§ **Task requirements**
Faithfully return all lines, omitting every embedded picture.

§ **Source data**
───

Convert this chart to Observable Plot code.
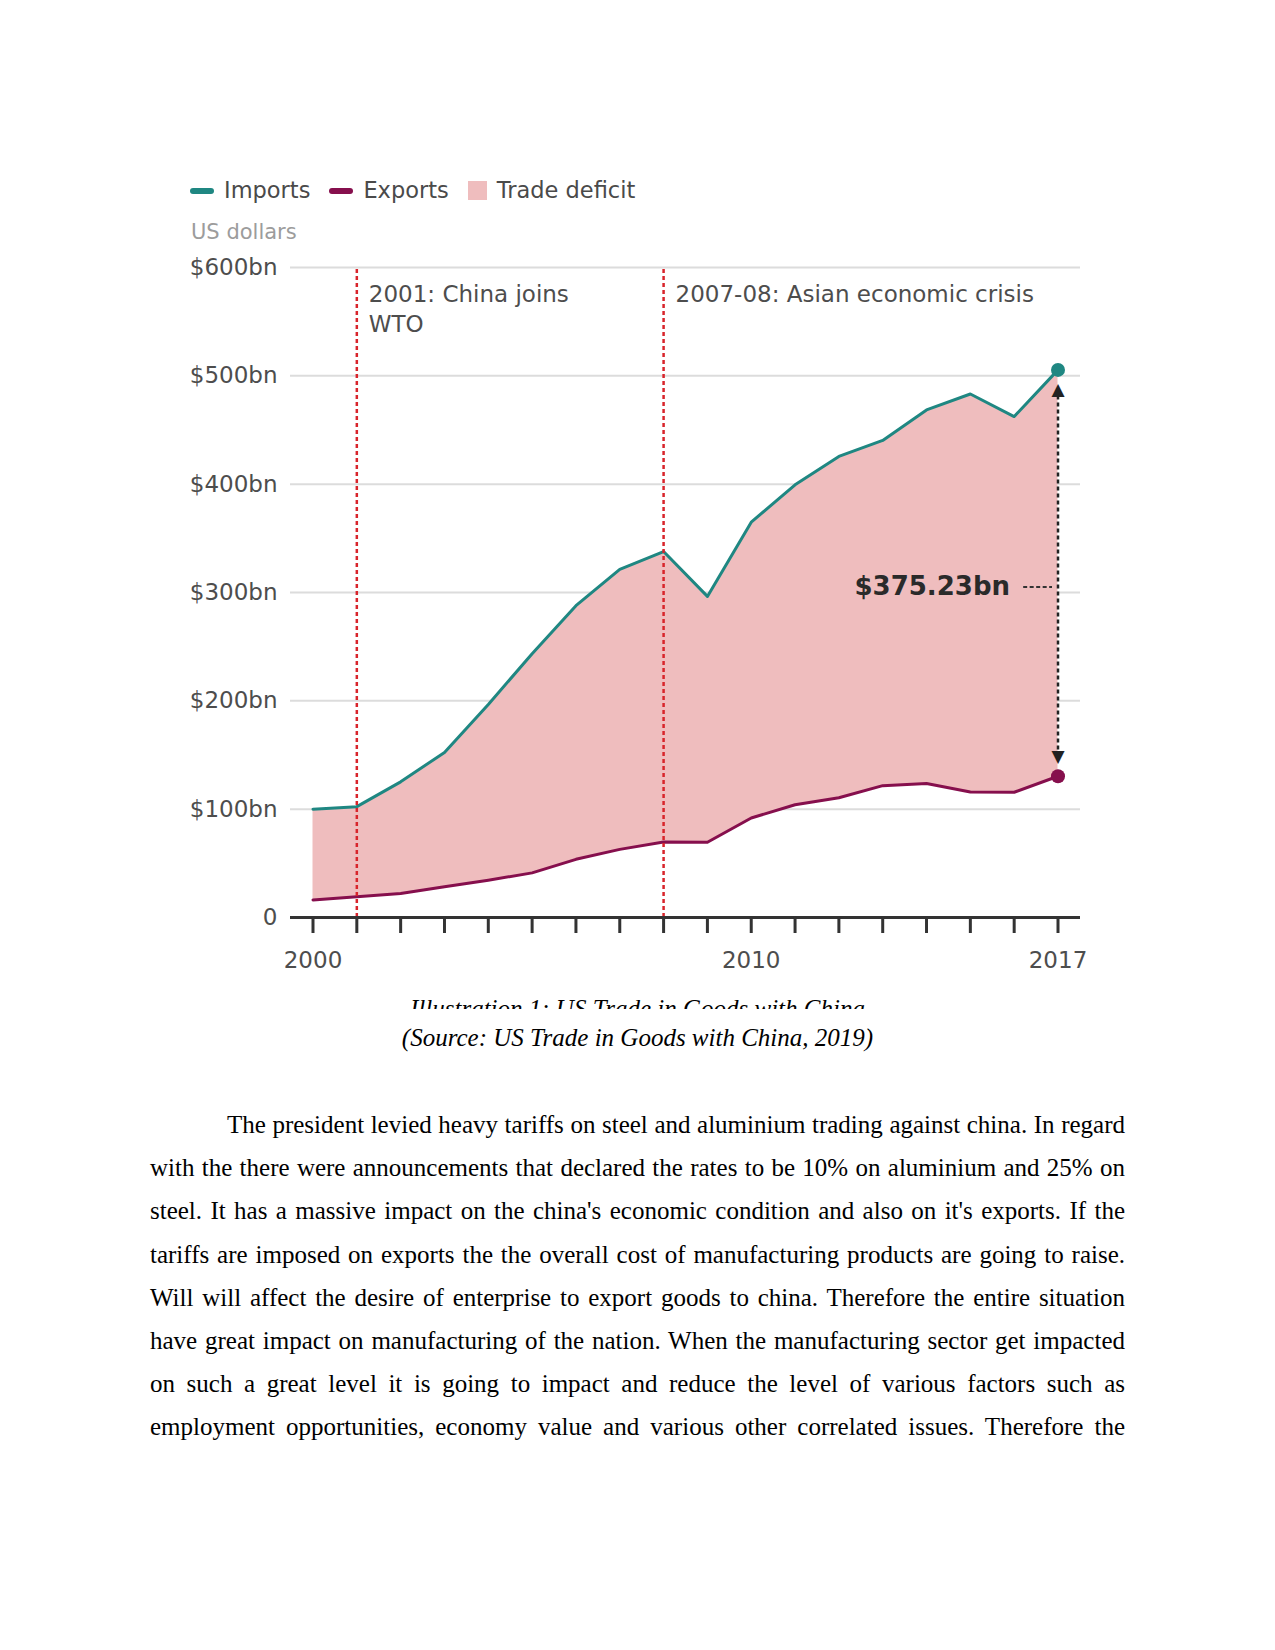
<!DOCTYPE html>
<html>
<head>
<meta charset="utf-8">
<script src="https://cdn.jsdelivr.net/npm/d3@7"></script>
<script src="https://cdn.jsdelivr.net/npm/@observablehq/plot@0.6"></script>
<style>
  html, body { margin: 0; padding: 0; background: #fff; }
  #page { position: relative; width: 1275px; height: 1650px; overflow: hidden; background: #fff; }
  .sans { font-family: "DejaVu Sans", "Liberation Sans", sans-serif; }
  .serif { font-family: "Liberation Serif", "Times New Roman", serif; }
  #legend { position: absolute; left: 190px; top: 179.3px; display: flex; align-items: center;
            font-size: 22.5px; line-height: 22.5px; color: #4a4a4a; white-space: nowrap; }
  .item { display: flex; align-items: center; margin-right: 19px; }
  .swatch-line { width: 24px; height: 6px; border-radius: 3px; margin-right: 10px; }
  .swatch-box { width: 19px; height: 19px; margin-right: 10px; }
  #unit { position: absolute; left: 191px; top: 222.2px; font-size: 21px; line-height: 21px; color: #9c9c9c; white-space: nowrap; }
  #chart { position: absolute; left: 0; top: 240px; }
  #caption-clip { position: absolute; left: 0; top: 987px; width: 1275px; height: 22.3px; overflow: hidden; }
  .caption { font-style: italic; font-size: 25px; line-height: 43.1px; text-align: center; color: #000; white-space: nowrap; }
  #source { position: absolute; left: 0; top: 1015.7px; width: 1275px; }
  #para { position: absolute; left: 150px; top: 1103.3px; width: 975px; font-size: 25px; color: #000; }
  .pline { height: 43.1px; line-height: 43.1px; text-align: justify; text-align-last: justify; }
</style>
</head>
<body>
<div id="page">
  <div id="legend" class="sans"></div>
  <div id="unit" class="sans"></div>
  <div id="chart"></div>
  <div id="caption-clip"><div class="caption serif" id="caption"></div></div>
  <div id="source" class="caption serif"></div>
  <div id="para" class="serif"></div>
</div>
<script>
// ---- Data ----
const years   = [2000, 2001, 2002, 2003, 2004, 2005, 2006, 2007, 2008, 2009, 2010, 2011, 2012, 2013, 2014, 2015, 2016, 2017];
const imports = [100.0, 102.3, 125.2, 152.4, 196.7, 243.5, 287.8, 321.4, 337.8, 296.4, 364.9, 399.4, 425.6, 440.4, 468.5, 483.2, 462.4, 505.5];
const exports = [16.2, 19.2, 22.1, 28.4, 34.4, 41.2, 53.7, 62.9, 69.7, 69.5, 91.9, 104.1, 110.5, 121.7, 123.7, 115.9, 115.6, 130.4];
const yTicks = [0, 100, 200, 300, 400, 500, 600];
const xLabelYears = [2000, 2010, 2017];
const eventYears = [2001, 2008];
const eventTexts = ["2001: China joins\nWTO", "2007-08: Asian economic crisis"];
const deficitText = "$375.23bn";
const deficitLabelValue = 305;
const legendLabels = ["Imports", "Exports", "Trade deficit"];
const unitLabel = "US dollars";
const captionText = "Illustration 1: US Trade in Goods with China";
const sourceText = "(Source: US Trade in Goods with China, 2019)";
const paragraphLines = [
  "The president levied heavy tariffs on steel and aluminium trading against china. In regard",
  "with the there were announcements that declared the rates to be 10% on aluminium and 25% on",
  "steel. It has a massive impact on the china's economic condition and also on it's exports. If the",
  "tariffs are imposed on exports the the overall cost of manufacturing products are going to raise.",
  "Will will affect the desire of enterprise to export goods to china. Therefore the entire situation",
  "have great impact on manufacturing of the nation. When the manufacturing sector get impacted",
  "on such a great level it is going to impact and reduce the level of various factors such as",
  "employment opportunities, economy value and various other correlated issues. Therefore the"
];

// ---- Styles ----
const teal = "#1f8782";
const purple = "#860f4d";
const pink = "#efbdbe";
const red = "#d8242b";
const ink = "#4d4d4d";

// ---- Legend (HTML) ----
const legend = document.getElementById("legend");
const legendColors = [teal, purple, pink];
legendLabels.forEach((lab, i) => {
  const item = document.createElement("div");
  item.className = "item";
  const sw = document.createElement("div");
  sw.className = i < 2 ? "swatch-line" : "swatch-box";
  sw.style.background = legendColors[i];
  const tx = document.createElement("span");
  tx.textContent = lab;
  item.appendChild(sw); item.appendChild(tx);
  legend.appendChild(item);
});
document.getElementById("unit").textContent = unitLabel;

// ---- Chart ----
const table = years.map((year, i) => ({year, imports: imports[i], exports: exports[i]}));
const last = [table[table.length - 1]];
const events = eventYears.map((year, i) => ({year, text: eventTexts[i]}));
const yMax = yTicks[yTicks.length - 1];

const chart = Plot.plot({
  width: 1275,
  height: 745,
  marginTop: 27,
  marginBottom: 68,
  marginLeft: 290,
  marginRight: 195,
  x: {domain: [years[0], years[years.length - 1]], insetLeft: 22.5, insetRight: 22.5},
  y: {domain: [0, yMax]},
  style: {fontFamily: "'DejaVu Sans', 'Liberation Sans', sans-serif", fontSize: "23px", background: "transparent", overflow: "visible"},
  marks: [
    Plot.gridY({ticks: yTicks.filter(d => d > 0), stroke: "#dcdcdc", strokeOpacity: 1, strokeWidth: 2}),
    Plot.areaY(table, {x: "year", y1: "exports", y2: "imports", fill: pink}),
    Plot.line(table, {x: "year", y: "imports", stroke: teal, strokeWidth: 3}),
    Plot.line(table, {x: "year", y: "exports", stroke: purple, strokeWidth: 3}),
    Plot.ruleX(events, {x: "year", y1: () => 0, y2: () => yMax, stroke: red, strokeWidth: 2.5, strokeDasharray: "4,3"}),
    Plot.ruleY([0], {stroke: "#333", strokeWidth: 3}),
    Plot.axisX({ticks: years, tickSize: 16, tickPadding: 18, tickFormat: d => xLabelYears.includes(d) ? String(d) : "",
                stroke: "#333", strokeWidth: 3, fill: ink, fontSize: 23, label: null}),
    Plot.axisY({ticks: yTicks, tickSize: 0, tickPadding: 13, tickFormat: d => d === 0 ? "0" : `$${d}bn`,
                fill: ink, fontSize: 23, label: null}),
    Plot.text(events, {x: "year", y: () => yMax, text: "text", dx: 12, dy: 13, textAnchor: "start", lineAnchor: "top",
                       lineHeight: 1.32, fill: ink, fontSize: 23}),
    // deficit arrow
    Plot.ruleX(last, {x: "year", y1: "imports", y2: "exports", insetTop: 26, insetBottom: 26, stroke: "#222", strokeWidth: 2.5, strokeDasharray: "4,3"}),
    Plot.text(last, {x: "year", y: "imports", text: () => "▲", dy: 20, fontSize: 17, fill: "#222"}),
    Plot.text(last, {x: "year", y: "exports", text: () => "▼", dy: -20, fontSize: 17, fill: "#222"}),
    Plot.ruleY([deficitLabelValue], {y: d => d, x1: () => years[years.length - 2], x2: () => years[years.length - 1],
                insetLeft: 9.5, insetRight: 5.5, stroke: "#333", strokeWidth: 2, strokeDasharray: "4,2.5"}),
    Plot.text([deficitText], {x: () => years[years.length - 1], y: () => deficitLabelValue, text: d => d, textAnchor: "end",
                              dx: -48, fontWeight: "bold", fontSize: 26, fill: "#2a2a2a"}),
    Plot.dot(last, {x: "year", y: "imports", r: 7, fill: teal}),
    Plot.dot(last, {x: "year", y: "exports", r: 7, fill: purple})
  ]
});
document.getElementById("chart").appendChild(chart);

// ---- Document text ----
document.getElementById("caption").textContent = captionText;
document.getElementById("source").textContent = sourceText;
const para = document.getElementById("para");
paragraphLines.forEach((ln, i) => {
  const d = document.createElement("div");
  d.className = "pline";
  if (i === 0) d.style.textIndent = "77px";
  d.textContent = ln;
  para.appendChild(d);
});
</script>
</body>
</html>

───

§ **Task output**
Convert this chart to Observable Plot code.
<!DOCTYPE html>
<html>
<head>
<meta charset="utf-8">
<script src="https://cdn.jsdelivr.net/npm/d3@7"></script>
<script src="https://cdn.jsdelivr.net/npm/@observablehq/plot@0.6"></script>
<style>
  html, body { margin: 0; padding: 0; background: #fff; }
  #page { position: relative; width: 1275px; height: 1650px; overflow: hidden; background: #fff; }
  .sans { font-family: "DejaVu Sans", "Liberation Sans", sans-serif; }
  .serif { font-family: "Liberation Serif", "Times New Roman", serif; }
  #legend { position: absolute; left: 190px; top: 179.3px; display: flex; align-items: center;
            font-size: 22.5px; line-height: 22.5px; color: #4a4a4a; white-space: nowrap; }
  .item { display: flex; align-items: center; margin-right: 19px; }
  .swatch-line { width: 24px; height: 6px; border-radius: 3px; margin-right: 10px; }
  .swatch-box { width: 19px; height: 19px; margin-right: 10px; }
  #unit { position: absolute; left: 191px; top: 222.2px; font-size: 21px; line-height: 21px; color: #9c9c9c; white-space: nowrap; }
  #chart { position: absolute; left: 0; top: 240px; }
  #caption-clip { position: absolute; left: 0; top: 987px; width: 1275px; height: 22.3px; overflow: hidden; }
  .caption { font-style: italic; font-size: 25px; line-height: 43.1px; text-align: center; color: #000; white-space: nowrap; }
  #source { position: absolute; left: 0; top: 1015.7px; width: 1275px; }
  #para { position: absolute; left: 150px; top: 1103.3px; width: 975px; font-size: 25px; color: #000; }
  .pline { height: 43.1px; line-height: 43.1px; text-align: justify; text-align-last: justify; }
</style>
</head>
<body>
<div id="page">
  <div id="legend" class="sans"></div>
  <div id="unit" class="sans"></div>
  <div id="chart"></div>
  <div id="caption-clip"><div class="caption serif" id="caption"></div></div>
  <div id="source" class="caption serif"></div>
  <div id="para" class="serif"></div>
</div>
<script>
// ---- Data ----
const years   = [2000, 2001, 2002, 2003, 2004, 2005, 2006, 2007, 2008, 2009, 2010, 2011, 2012, 2013, 2014, 2015, 2016, 2017];
const imports = [100.0, 102.3, 125.2, 152.4, 196.7, 243.5, 287.8, 321.4, 337.8, 296.4, 364.9, 399.4, 425.6, 440.4, 468.5, 483.2, 462.4, 505.5];
const exports = [16.2, 19.2, 22.1, 28.4, 34.4, 41.2, 53.7, 62.9, 69.7, 69.5, 91.9, 104.1, 110.5, 121.7, 123.7, 115.9, 115.6, 130.4];
const yTicks = [0, 100, 200, 300, 400, 500, 600];
const xLabelYears = [2000, 2010, 2017];
const eventYears = [2001, 2008];
const eventTexts = ["2001: China joins\nWTO", "2007-08: Asian economic crisis"];
const deficitText = "$375.23bn";
const deficitLabelValue = 305;
const legendLabels = ["Imports", "Exports", "Trade deficit"];
const unitLabel = "US dollars";
const captionText = "Illustration 1: US Trade in Goods with China";
const sourceText = "(Source: US Trade in Goods with China, 2019)";
const paragraphLines = [
  "The president levied heavy tariffs on steel and aluminium trading against china. In regard",
  "with the there were announcements that declared the rates to be 10% on aluminium and 25% on",
  "steel. It has a massive impact on the china's economic condition and also on it's exports. If the",
  "tariffs are imposed on exports the the overall cost of manufacturing products are going to raise.",
  "Will will affect the desire of enterprise to export goods to china. Therefore the entire situation",
  "have great impact on manufacturing of the nation. When the manufacturing sector get impacted",
  "on such a great level it is going to impact and reduce the level of various factors such as",
  "employment opportunities, economy value and various other correlated issues. Therefore the"
];

// ---- Styles ----
const teal = "#1f8782";
const purple = "#860f4d";
const pink = "#efbdbe";
const red = "#d8242b";
const ink = "#4d4d4d";

// ---- Legend (HTML) ----
const legend = document.getElementById("legend");
const legendColors = [teal, purple, pink];
legendLabels.forEach((lab, i) => {
  const item = document.createElement("div");
  item.className = "item";
  const sw = document.createElement("div");
  sw.className = i < 2 ? "swatch-line" : "swatch-box";
  sw.style.background = legendColors[i];
  const tx = document.createElement("span");
  tx.textContent = lab;
  item.appendChild(sw); item.appendChild(tx);
  legend.appendChild(item);
});
document.getElementById("unit").textContent = unitLabel;

// ---- Chart ----
const table = years.map((year, i) => ({year, imports: imports[i], exports: exports[i]}));
const last = [table[table.length - 1]];
const events = eventYears.map((year, i) => ({year, text: eventTexts[i]}));
const yMax = yTicks[yTicks.length - 1];

const chart = Plot.plot({
  width: 1275,
  height: 745,
  marginTop: 27,
  marginBottom: 68,
  marginLeft: 290,
  marginRight: 195,
  x: {domain: [years[0], years[years.length - 1]], insetLeft: 22.5, insetRight: 22.5},
  y: {domain: [0, yMax]},
  style: {fontFamily: "'DejaVu Sans', 'Liberation Sans', sans-serif", fontSize: "23px", background: "transparent", overflow: "visible"},
  marks: [
    Plot.gridY({ticks: yTicks.filter(d => d > 0), stroke: "#dcdcdc", strokeOpacity: 1, strokeWidth: 2}),
    Plot.areaY(table, {x: "year", y1: "exports", y2: "imports", fill: pink}),
    Plot.line(table, {x: "year", y: "imports", stroke: teal, strokeWidth: 3}),
    Plot.line(table, {x: "year", y: "exports", stroke: purple, strokeWidth: 3}),
    Plot.ruleX(events, {x: "year", y1: () => 0, y2: () => yMax, stroke: red, strokeWidth: 2.5, strokeDasharray: "4,3"}),
    Plot.ruleY([0], {stroke: "#333", strokeWidth: 3}),
    Plot.axisX({ticks: years, tickSize: 16, tickPadding: 18, tickFormat: d => xLabelYears.includes(d) ? String(d) : "",
                stroke: "#333", strokeWidth: 3, fill: ink, fontSize: 23, label: null}),
    Plot.axisY({ticks: yTicks, tickSize: 0, tickPadding: 13, tickFormat: d => d === 0 ? "0" : `$${d}bn`,
                fill: ink, fontSize: 23, label: null}),
    Plot.text(events, {x: "year", y: () => yMax, text: "text", dx: 12, dy: 13, textAnchor: "start", lineAnchor: "top",
                       lineHeight: 1.32, fill: ink, fontSize: 23}),
    // deficit arrow
    Plot.ruleX(last, {x: "year", y1: "imports", y2: "exports", insetTop: 26, insetBottom: 26, stroke: "#222", strokeWidth: 2.5, strokeDasharray: "4,3"}),
    Plot.text(last, {x: "year", y: "imports", text: () => "▲", dy: 20, fontSize: 17, fill: "#222"}),
    Plot.text(last, {x: "year", y: "exports", text: () => "▼", dy: -20, fontSize: 17, fill: "#222"}),
    Plot.ruleY([deficitLabelValue], {y: d => d, x1: () => years[years.length - 2], x2: () => years[years.length - 1],
                insetLeft: 9.5, insetRight: 5.5, stroke: "#333", strokeWidth: 2, strokeDasharray: "4,2.5"}),
    Plot.text([deficitText], {x: () => years[years.length - 1], y: () => deficitLabelValue, text: d => d, textAnchor: "end",
                              dx: -48, fontWeight: "bold", fontSize: 26, fill: "#2a2a2a"}),
    Plot.dot(last, {x: "year", y: "imports", r: 7, fill: teal}),
    Plot.dot(last, {x: "year", y: "exports", r: 7, fill: purple})
  ]
});
document.getElementById("chart").appendChild(chart);

// ---- Document text ----
document.getElementById("caption").textContent = captionText;
document.getElementById("source").textContent = sourceText;
const para = document.getElementById("para");
paragraphLines.forEach((ln, i) => {
  const d = document.createElement("div");
  d.className = "pline";
  if (i === 0) d.style.textIndent = "77px";
  d.textContent = ln;
  para.appendChild(d);
});
</script>
</body>
</html>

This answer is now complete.